TASK DESCRIPTION :: Copy exactly the lines from the beginning of the data down to and including the line holding "import * as", without any pictures.

PROVIDED MATERIAL ::
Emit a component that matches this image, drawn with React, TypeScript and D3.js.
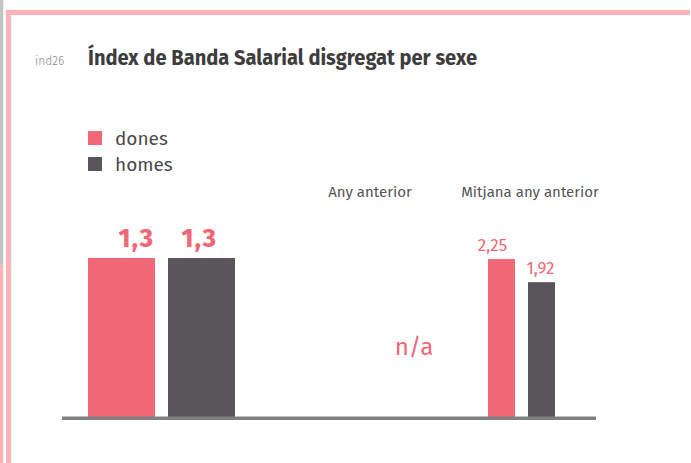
import React from "react";
import * as d3 from "d3";

const seriesNames = ["dones", "homes"];
const colors = ["#f06775", "#5a555b"];
const currentValues = [1.3, 1.3];
const currentLabels = ["1,3", "1,3"];
const prevYearLabel = "Any anterior";
const prevYearText = "n/a";
const avgLabel = "Mitjana any anterior";
const avgValues = [2.25, 1.92];
const avgLabels = ["2,25", "1,92"];

const W = 691;
const H = 463;
const baseY = 417;
const curLabelDx = [15, -2];
const avgLabelDx = [-9, -1];

export default function App() {
  const yCur = d3.scaleLinear().domain([0, d3.max(currentValues)!]).range([baseY, 258]);
  const yAvg = d3.scaleLinear().domain([0, d3.max(avgValues)!]).range([baseY, 259]);
  const xCur = d3.scaleBand<string>().domain(seriesNames).range([88, 235]).paddingInner(0.1625);
  const xAvg = d3.scaleBand<string>().domain(seriesNames).range([488, 555]).paddingInner(0.325);
  const font = "'Fira Sans', 'Open Sans', 'Noto Sans', sans-serif";

  return (
    <svg width={W} height={H} style={{ position: "absolute", left: 0, top: 0, display: "block" }}>
      <rect x={0} y={0} width={W} height={H} fill="#fff" />
      {/* frame */}
      <rect x={0} y={0} width={3.3} height={265} fill="#c4c4c4" />
      <rect x={0} y={265} width={3.3} height={H - 265} fill="#ffb3b6" />
      <rect x={6} y={10} width={5} height={H - 10} fill="#ffb3b6" />
      <rect x={6} y={10} width={684} height={5} fill="#ffb3b6" />

      <text x={35} y={65} fontFamily={font} fontSize={12} fontWeight={300} fill="#8a8a8a">ind26</text>
      <text x={88} y={65} fontFamily={font} fontSize={21} fontWeight={700} fill="#3d3d3d"
        textLength={389} lengthAdjust="spacingAndGlyphs">Índex de Banda Salarial disgregat per sexe</text>

      {seriesNames.map((n, i) => (
        <g key={n}>
          <rect x={88} y={131 + i * 26} width={14} height={14} fill={colors[i]} />
          <text x={115} y={145 + i * 26} fontFamily={font} fontSize={19} fontWeight={400} fill="#4a4a4a">{n}</text>
        </g>
      ))}

      {seriesNames.map((n, i) => (
        <g key={"c" + n}>
          <rect x={xCur(n)} y={yCur(currentValues[i])} width={xCur.bandwidth()}
            height={baseY - yCur(currentValues[i])} fill={colors[i]} />
          <text x={xCur(n)! + xCur.bandwidth() / 2 + curLabelDx[i]} y={yCur(currentValues[i]) - 11} textAnchor="middle"
            fontFamily={font} fontSize={25} fontWeight={800} letterSpacing={1.5} fill="#f06775">{currentLabels[i]}</text>
        </g>
      ))}

      <text x={370} y={197} textAnchor="middle" fontFamily={font} fontSize={15} fontWeight={400} fill="#555">{prevYearLabel}</text>
      <text x={414} y={355} textAnchor="middle" fontFamily={font} fontSize={24} fontWeight={400} fill="#f06775">{prevYearText}</text>

      <text x={530} y={197} textAnchor="middle" fontFamily={font} fontSize={15} fontWeight={400} fill="#555">{avgLabel}</text>
      {seriesNames.map((n, i) => (
        <g key={"a" + n}>
          <rect x={xAvg(n)} y={yAvg(avgValues[i])} width={xAvg.bandwidth()}
            height={baseY - yAvg(avgValues[i])} fill={colors[i]} />
          <text x={xAvg(n)! + xAvg.bandwidth() / 2 + avgLabelDx[i]} y={yAvg(avgValues[i]) - 8} textAnchor="middle"
            fontFamily={font} fontSize={17} fontWeight={400} fill="#f06775">{avgLabels[i]}</text>
        </g>
      ))}

      <rect x={62} y={416.5} width={534} height={3.5} fill="#808080" />
    </svg>
  );
}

EXERCISE RESULT ::
Emit a component that matches this image, drawn with React, TypeScript and D3.js.
import React from "react";
import * as d3 from "d3";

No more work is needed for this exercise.